Thana’s actions may be violent, even grotesque, but they aren’t incomprehensible. They’re a scream—a raw, guttural howl from the bottom of a collective rage that’s been simmering too long beneath the veneer of civility. You want to look away, but you can’t. It’s there, as real as the numbers, as real as the empty promises of a system that punishes the wrong people. Thana’s rage doesn’t come out of nowhere. It comes from the world she lives in. From the world we live in. And maybe that’s what’s most terrifying of all.
This isn’t just a problem for women. It’s a societal sickness, a rot that eats away at the very idea of safety, justice, and equality. The numbers, the stories, the silences—they form a pattern too loud to ignore. But the question remains: how much longer can we look the other way? How many more women have to scream before the system listens? Or will it take something more—a Thana, a breaking point, a reckoning—to force the world to finally confront the truth?
Exploitation or Empowerment?
Ferrara walks a tightrope in Ms. 45. Exploitation cinema has always risked commodifying trauma, turning agony into spectacle. But Ferrara’s film doesn’t feel like cheap voyeurism. It’s too raw, too jagged. Lund’s performance, both haunting and electric, pulls you into Thana’s fractured psyche. The violence isn’t glorified; it’s grim, uncomfortable, and deeply personal.
Yet, the film raises uncomfortable questions. Does it empower or exploit? Are we, as viewers, complicit in the cycle of violence by consuming it as entertainment? Ms. 45 doesn’t offer answers. Instead, it shoves a cracked mirror in our faces, forcing us to confront our own complicity. The film’s jagged morality isn’t a flaw; it’s a challenge.
A Howl of Rage and a Call to Action
More than 40 years after its release, Ms. 45 remains disturbingly relevant. Ferrara’s gritty aesthetic echoes through contemporary films like Promising Young Woman and The Nightingale. But while these narratives spark important conversations, they often fail to incite the systemic changes survivors need. It’s not enough to scream into the void. We need accountability, structural upheaval, and empathy.
As the credits roll on Ms. 45, the city remains unchanged. The monsters—the predators, the abusers—still roam the streets. And maybe that’s Ferrara’s point. The film isn’t about offering solutions; it’s about exposing the rot.

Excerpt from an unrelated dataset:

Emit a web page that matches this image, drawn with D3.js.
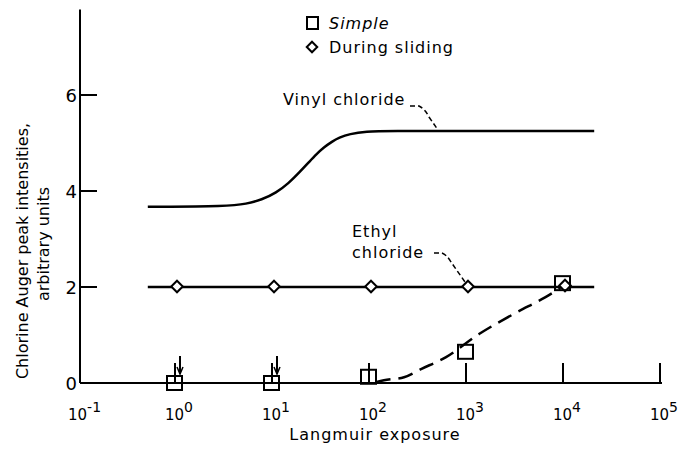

It’s a reminder that the real horror isn’t on the screen—it’s out there, in the streets, in our homes, and sometimes, staring back at us in the mirror.
Abel Ferrara doesn’t give us a happy ending. He gives us a challenge. Will we dismantle the systems that perpetuate violence, or will we remain complicit, content to watch from the sidelines? The choice is ours. But until then, the rage that fuels Ms. 45 will remain—a jagged scream in a world too deaf to listen.